First, Zanchi’s work was originally a part of his exegetical commentary on Ephesians. Zanchi carried out the common sixteenth-century practice of writing biblical commentaries and then at key points writing doctrinal treatments of relevant topics. In this case, Zanchi’s treatment of union with Christ follows his exegesis of Paul’s teaching on marriage in Ephesians 5. This means that Zanchi’s theological work grows organically from his exegesis of Scripture.

Second, Zanchi’s work is catholic. He engages a wide array of patristic, medieval, and contemporary sources to explain union with Christ. Zanchi, like the other Reformers, was a Reformed catholic (note the small “c,” which is different than the capital “C” of Roman Catholic). Reformed theology did not arise de novo from the biblical text and the minds of creative theologian but was informed by the catholic (universal) church throughout the ages but normed by Scripture.

Third, as much as Calvin has a reputation of being a theologian of union with Christ, he never wrote a treatise on the topic.

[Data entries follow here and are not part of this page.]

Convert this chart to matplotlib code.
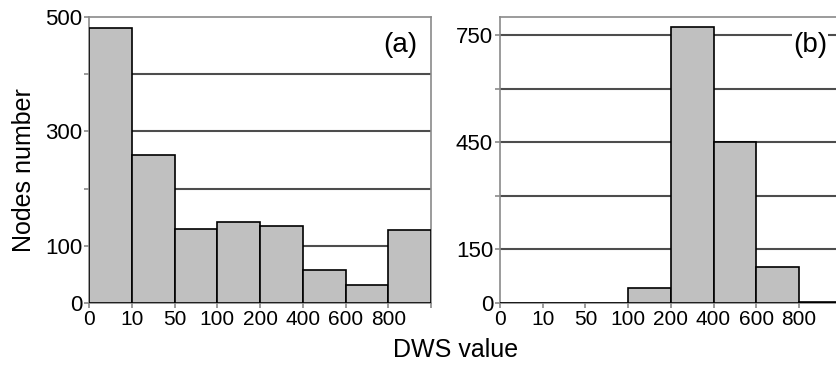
import matplotlib
matplotlib.use("Agg")
import matplotlib.pyplot as plt

plt.rcParams['font.family'] = ['Liberation Sans', 'DejaVu Sans']

bin_labels = ["0", "10", "50", "100", "200", "400", "600", "800", ""]
counts_a = [481, 259, 129, 142, 135, 57, 32, 127]
counts_b = [0, 0, 0, 43, 772, 451, 102, 4]
yticks_a = [0, 100, 200, 300, 400, 500]
ylabels_a = ["0", "100", "", "300", "", "500"]
yticks_b = [0, 150, 300, 450, 600, 750]
ylabels_b = ["0", "150", "", "450", "", "750"]

fig = plt.figure(figsize=(8.37, 3.71), dpi=100)
ax_a = fig.add_axes([89/837, 1-303/371, 342/837, 286/371])
ax_b = fig.add_axes([500/837, 1-303/371, 341.6/837, 286/371])

spine_col = "#8a8a8a"
grid_col = "#4d4d4d"

def style(ax, counts, yt, yl, ymax, tag, tagx):
    x = list(range(len(counts)))
    ax.bar(x, counts, width=1, align='edge', color="#c0c0c0",
           edgecolor="black", linewidth=1.2, zorder=3)
    ax.set_xlim(0, len(counts))
    ax.set_ylim(0, ymax)
    ax.set_xticks(range(len(bin_labels)))
    ax.set_xticklabels(bin_labels)
    ax.set_yticks(yt)
    ax.set_yticklabels(yl)
    for v in yt[1:]:
        if v < ymax:
            ax.axhline(v, color=grid_col, lw=1.5, zorder=1)
    for s in ax.spines.values():
        s.set_color(spine_col)
        s.set_linewidth(1.2)
    ax.tick_params(axis='both', direction='out', length=3.5, width=1.2,
                   color=spine_col, pad=1.5)
    ax.tick_params(axis='x', labelsize=15)
    ax.tick_params(axis='y', labelsize=16)
    ax.text(tagx, 0.902, tag, transform=ax.transAxes, ha='right', va='center',
            fontsize=20, zorder=5,
            bbox=dict(facecolor='white', edgecolor='none', pad=0.5))

style(ax_a, counts_a, yticks_a, ylabels_a, 500, "(a)", 0.959)
style(ax_b, counts_b, yticks_b, ylabels_b, 800, "(b)", 0.957)

fig.text(24/837, 1-170/371, "Nodes number", rotation=90, ha='center', va='center', fontsize=18)
fig.text(456/837, 1-350/371, "DWS value", ha='center', va='center', fontsize=18)

fig.savefig("out.png", dpi=100)
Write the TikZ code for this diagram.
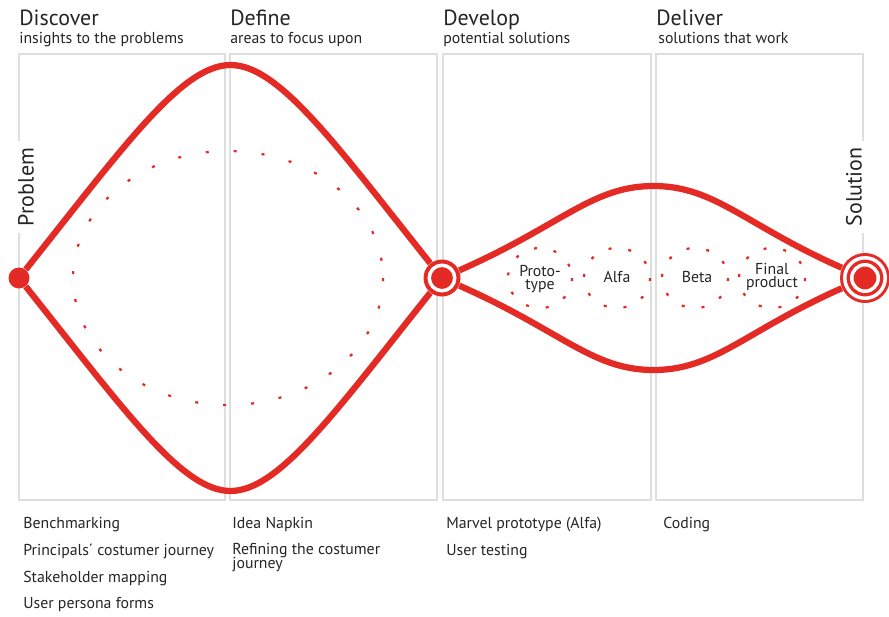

This fact makes Zanchi’s contribution unique. Where many only read Calvin, Zanchi provides greater context, texture, and depth to our understanding of the sixteenth-century doctrine of union with Christ. Zanchi has numerous doctrinal and pastoral insights throughout his book. Moreover, even though it is popular to claim that eschatology and biblical theology are the recent insights of twentieth-century Reformed theologians, Zanchi proves otherwise. He begins his treatment of union with Christ in Genesis with the creation of Adam and Eve and advances to the spiritual union that exists between Christ and the church—he covers the unfolding plan of redemptive history—from creation to the last days. Zanchi makes a persuasive case that Adam and Eve’s marriage helps us to understand union with Christ, which is the same pattern of argumentation that Paul unfolds in Ephesians 5.

For these reasons, Patrick O’Banion’s translation of this work, his introduction, and critical apparatus is a most-welcomed addition to the growing body of literature on union with Christ. As helpful as many recent works on this vital doctrine are, C. S. Lewis’s advice rings true: for every one new book, read ten old books. In this case, Zanchi’s Spiritual Marriage is unquestionably an old book well worth reading and will provide spiritual edification for the person in the pew, to the pastor, and to the seminary professor.